“Histories of the International Brigades Have Focused Too Much on Europe and North America.”
Jerónimo Boragina has published a new biographical dictionary of Argentine Volunteers in Spain
It has taken him twenty years, but the book is finally here. The Diccionario biográfico de los voluntarios de Argentina en la Guerra Civil Española (Biographical dictionary of Argentine volunteers in the Spanish Civil War), by the historian Jerónimo Boragina, has just been published in Spain by the Friends of the International Brigades (AABI).
Boragina is the author of several books, including one on Jewish volunteers from Argentina (Voluntarios judeoargentinos en la Guerra Civil Española, 2016). He also did the research for the documentary Esos mismos hombres (Those Same Men, 2008), and currently directs the Archive of Argentine Volunteers (AVAGCE) in Mar del Plata, Argentina.
Why this book?
There are many well-known studies of the English-speaking volunteers. One of my obsessions is to overcome the Eurocentric focus that has dominated so far and to do justice to the important role played by Latin Americans and others.
What, in your mind, is the function of biographical dictionaries such as this one?
The effort to rescue the names and life trajectories of the individual men and women who helped shape history, I believe, is just as important as providing a global vision of a particular event or movement. Of course, it’s not always possible to recuperate every name and life. In the case of Argentina, my archival work has allowed me to identify some 1,100 volunteers. The dictionary contains the 962 individuals whose participation I have been able to confirm.
How many Argentines were listed in early studies, such as the classic history of the IB by Andreu Castells?
Between 90 and 100.
That’s a huge difference!
That’s right. We’ve seen something similar happen in the case of the Cuban volunteers. The most recent research suggests there were more than 1,200.
What explains the relative invisibility of the Latin American volunteers?
For one, many of them preferred to join the Spanish mixed brigades. Others were encouraged to do so by the Republican high command, which sought to camouflage the presence of foreigners with an eye to the League of Nations and the Non-Intervention Committee in London. Another reason is that many of the volunteers who left for Spain from Argentina were immigrants—the country had seen a massive influx since the late nineteenth century—who, once in Spain, joined Italian, Polish, and other battalions.
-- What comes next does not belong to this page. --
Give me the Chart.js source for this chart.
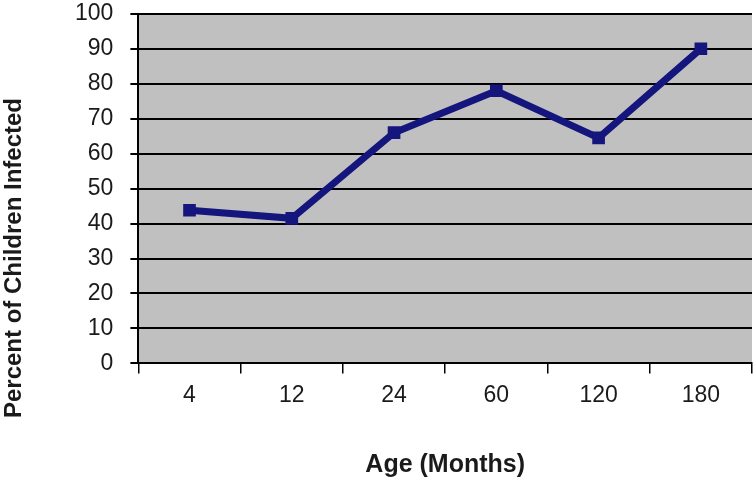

Yet others ended up in militias controlled by the Anarchists or the POUM.
In your earlier book on the topic, Voluntarios de Argentina (2005), you make the case for writing “history from below,” inspired by colleagues such as Eric Hobsbawm, Raphael Samuel, or Howard Zinn.
It’s a counter-cultural way of writing history that resists professionalization and defies what was long the dominant historiography and that focused not on common people but on institutions, processes, or leading men. Methodologically, it expands its focus beyond the official archive to include oral history, socio-biography, and cultural history. In my case, this methodology was not just welcome but necessary in order to reconstruct the volunteers’ biographies.
Why?
For one, because Argentina doesn’t have the kind of archival resources that can be taken for granted in Europe or the United States, whether we’re talking about municipal archives or scholarly bibliographies. This means that, as a historian, you have to go in search of alternative channels of information that demand other kind of methodologies.
What do you hope your book will help accomplish?
As said, one of my goals is to counterbalance a historiography that has been excessively focused on Europe. The war in Spain was fought primarily by the Spanish people, of course, but they were helped by volunteers from around the world. Focusing on Europe elides the extent to which events in Spain were shaped by, and had an impact on, individuals and collectives involved in revolutionary processes elsewhere—including in Tucumán, Río Negro, Córdoba, and Buenos Aires. These were people who left behind their land, job, house, or family to serve the cause of human progress.
Sebastiaan Faber teaches at Oberlin College.